In the light bulb conspiracy story, patents play a major role. The main firms formed a “patent pool” to share their intellectual property, but also to stop new firms from entering the market. Only when key GE light bulb patents expired in the 1930s were the doors opened for new competition (plus the countries of major cartel members went to war).
“How “Intellectual Property” Impedes Competition,” (The Freeman, September 23, 2009) remarks on planned obsolescence with washing machines (though I just had mine repaired last month, not wanting to pay for a new one):
“Intellectual property” also serves as a bulwark to planned obsolescence and high-overhead production. As it is now, appliances are generally designed to thwart repair. When the repairman tells you it would cost more than it’s worth to repair your washing machine, he’s telling the truth. But he fails to add that this state of affairs reflects a deliberate design: The machine could have been designed on a modular basis, so that the defective part might have been cheaply and easily replaced.
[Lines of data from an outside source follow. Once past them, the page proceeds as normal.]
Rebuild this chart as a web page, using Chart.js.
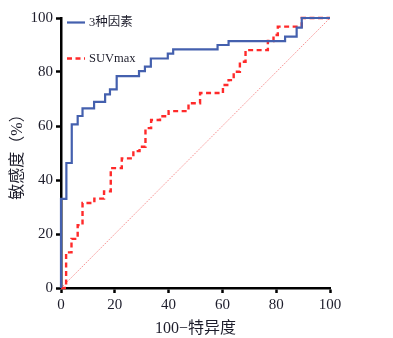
<!DOCTYPE html>
<html>
<head>
<meta charset="utf-8">
<script src="https://cdn.jsdelivr.net/npm/chart.js@4/dist/chart.umd.min.js"></script>
<style>
  html, body { margin: 0; padding: 0; background: #fff; }
  #wrap { width: 393px; height: 338px; position: relative; }
</style>
</head>
<body>
<div id="wrap"><canvas id="roc"></canvas></div>
<script>
// ROC curve: combined model of three factors vs. SUVmax alone
const combinedLabel = '3种因素';
const combinedFpr = [0, 0, 2.0, 4.0, 6.2, 8.0, 12.3, 16.4, 18.2, 20.7, 29.0, 31.2, 33.4, 39.7, 41.7, 58.2, 62.3, 83.3, 87.6, 89.5, 100];
const combinedTpr = [0, 33.0, 46.3, 60.6, 63.7, 66.5, 68.9, 71.7, 73.6, 78.5, 80.3, 82.0, 85.0, 86.8, 88.4, 90.0, 91.4, 93.1, 96.4, 100, 100];

const suvLabel = 'SUVmax';
const suvFpr = [0, 1.9, 3.9, 6.2, 8.0, 12.4, 16.0, 18.5, 22.6, 26.9, 29.2, 31.4, 33.5, 36.8, 40.0, 47.4, 51.7, 60.2, 62.3, 64.2, 66.5, 68.6, 76.9, 79.0, 80.6, 89.5, 100];
const suvTpr = [0, 13.2, 18.2, 23.3, 31.5, 33.1, 35.8, 44.4, 48.0, 50.7, 52.3, 59.2, 62.2, 63.6, 65.5, 68.4, 72.2, 75.2, 77.0, 80.1, 83.8, 88.1, 91.5, 93.7, 96.8, 100, 100];

const chanceLine = [0, 100];
const tickValues = [0, 20, 40, 60, 80, 100];
const xTitle = '100−特异度';
const yTitle = '敏感度（%）';

const toPoints = (xs, ys) => xs.map((x, i) => ({ x: x, y: ys[i] }));

const serif = "'Liberation Serif', 'Times New Roman', 'Noto Sans CJK SC', serif";
const textColor = '#1d1d2b';
const blue = '#4460ae';
const red = '#ff2a2a';

// Legend drawn inside the plot, top-left corner, in dataset order
const innerLegend = {
  id: 'innerLegend',
  afterDatasetsDraw(chart) {
    const { ctx, chartArea } = chart;
    const items = chart.data.datasets.filter(d => d.showInLegend);
    ctx.save();
    ctx.font = '12.5px ' + serif;
    ctx.textBaseline = 'middle';
    items.forEach((ds, i) => {
      const y = chartArea.top + 4.5 + i * 36;
      const x0 = chartArea.left + 6;
      ctx.strokeStyle = ds.borderColor;
      ctx.lineWidth = ds.borderWidth;
      ctx.setLineDash(ds.borderDash || []);
      ctx.beginPath();
      ctx.moveTo(x0, y);
      ctx.lineTo(x0 + 18, y);
      ctx.stroke();
      ctx.setLineDash([]);
      ctx.fillStyle = textColor;
      ctx.fillText(ds.label, x0 + 22, y + 0.5);
    });
    ctx.restore();
  }
};

new Chart(document.getElementById('roc'), {
  type: 'line',
  data: {
    datasets: [
      {
        label: combinedLabel,
        data: toPoints(combinedFpr, combinedTpr),
        borderColor: blue,
        borderWidth: 2.2,
        stepped: 'before',
        pointRadius: 0,
        clip: false,
        showInLegend: true,
        order: 0
      },
      {
        label: suvLabel,
        data: toPoints(suvFpr, suvTpr),
        borderColor: red,
        borderWidth: 2.4,
        borderDash: [5, 3.5],
        stepped: 'before',
        pointRadius: 0,
        clip: false,
        showInLegend: true,
        order: 1
      },
      {
        label: 'chance',
        data: toPoints(chanceLine, chanceLine),
        borderColor: 'rgba(245, 110, 110, 0.85)',
        borderWidth: 0.9,
        borderDash: [1.5, 1.2],
        pointRadius: 0,
        showInLegend: false,
        order: 2
      }
    ]
  },
  options: {
    responsive: true,
    maintainAspectRatio: false,
    animation: false,
    layout: { padding: { left: 8, top: 18, right: 63, bottom: 0 } },
    plugins: {
      legend: { display: false },
      tooltip: { enabled: false }
    },
    scales: {
      x: {
        type: 'linear',
        min: 0,
        max: 100,
        afterBuildTicks: s => { s.ticks = tickValues.map(v => ({ value: v })); },
        afterFit: s => { s.height = 50; },
        border: { display: true, color: '#000', width: 2.5 },
        grid: { drawOnChartArea: false, drawTicks: true, tickLength: 5, tickColor: '#000', tickWidth: 2.5 },
        ticks: { color: textColor, font: { family: serif, size: 15 }, padding: 3, maxRotation: 0 },
        title: { display: true, text: xTitle, color: textColor, font: { family: serif, size: 16 }, padding: { top: 1, bottom: 0 } }
      },
      y: {
        type: 'linear',
        min: 0,
        max: 100,
        afterBuildTicks: s => { s.ticks = tickValues.map(v => ({ value: v })); },
        afterFit: s => { s.width = 53; },
        border: { display: true, color: '#000', width: 2.5 },
        grid: { drawOnChartArea: false, drawTicks: true, tickLength: 5, tickColor: '#000', tickWidth: 2.5 },
        ticks: { color: textColor, font: { family: serif, size: 15 }, padding: 3 },
        title: { display: true, text: yTitle, color: textColor, font: { family: serif, size: 16 }, padding: { top: 0, bottom: 0 } }
      }
    }
  },
  plugins: [innerLegend]
});
</script>
</body>
</html>
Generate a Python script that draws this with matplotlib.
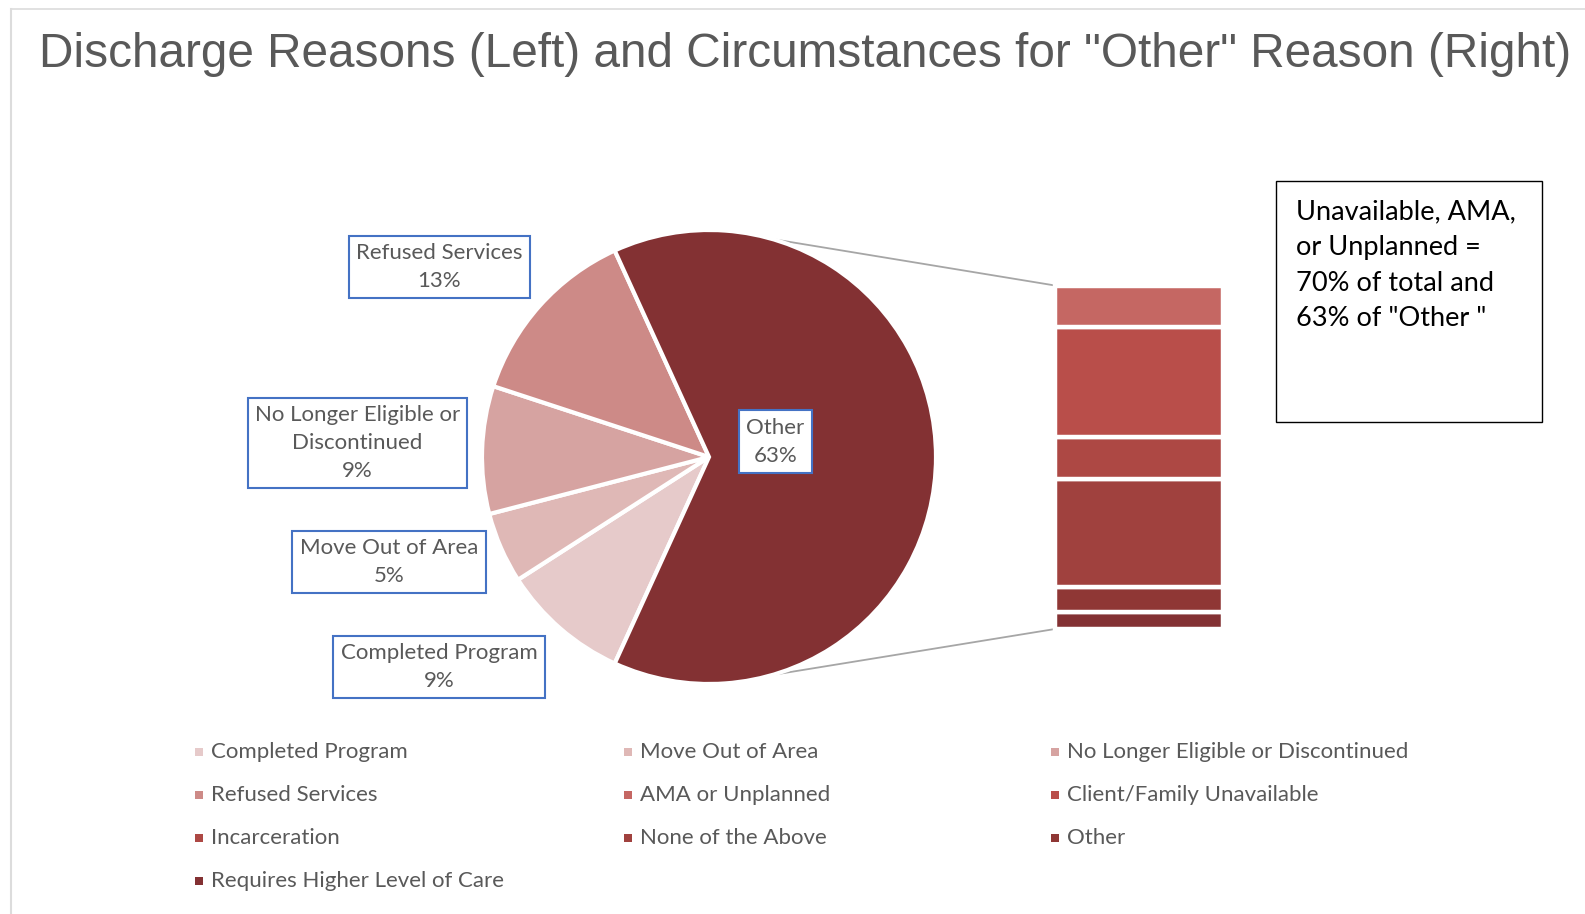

And if the manufacturer were subject to unfettered competition, the normal market incentive would be to do so.
For much more on light bulbs and light bulb regulation, see the Freedom Light Bulb blog, which features links to background and discussion of “The Light Bulb Conspiracy.” This blog responds to the E.U. light bulb ban, similar to US government regulations designed to improve the energy efficiency of incandescent light bulbs. (It’s worth noting that established firms lobby for industry and government energy efficiency standards which restrict competition and cause obsolescence in much the same way as earlier cartels).
For more on this see “Was there actually an incandescent light bulb ban?,” (Lighting Insights Blog, January 9, 2016):
In spite of some bad reporting a few years back, light bulbs using incandescent lighting technology were not banned by the government. More accurately, save for a few exceptions, any lamp failing to meet the energy standards set by EISA in 2007 could no longer be manufactured. Those lamps were, for the most part, tungsten-filament incandescents.
But new innovations with incandescent bulbs may again shift the playing field (if government energy regulations can also be shifted.) “Welcome back to REAL lightbulbs?: Lights banned by the EU could make a comeback after breakthrough that means they use less energy,” (Daily Mail, January 12, 2016) gives some E.U. history:
Incandescent bulbs have been phased out in stages in the UK since 2009 thanks to widely-unpopular European regulations.
While many people preferred the warmer glow given by the incandescent bulbs, 95 per cent of the energy that goes into them gets turned into heat rather than light.
As a result, they have been branded environmentally-unfriendly.
But their replacements – LED and fluorescent bulbs – while far more energy-efficient have proved unpopular because they give off a cold, unnatural light compared to their predecessors.
Now researchers at the Massachusetts Institute of Technology (MIT) in the US believe they have devised a method for incandescent bulbs to save energy – making them vastly more efficient.
The new lights are expected to reach 40 per cent efficiency compared to 5 per cent efficiency for the old-style incandescent bulbs.
Fears of overproduction and market saturation were widespread in the late 1800s across newly industrialized England, France, and Germany. Fears of overproduction along with fears of running out of raw materials like coal, copper, and iron ore, led business leaders and economists to support colonial policies to secure territories in India, Africa, and Asia both as secure sources of raw materials for industry, and as vast captive markets for rapidly expanding factories at home.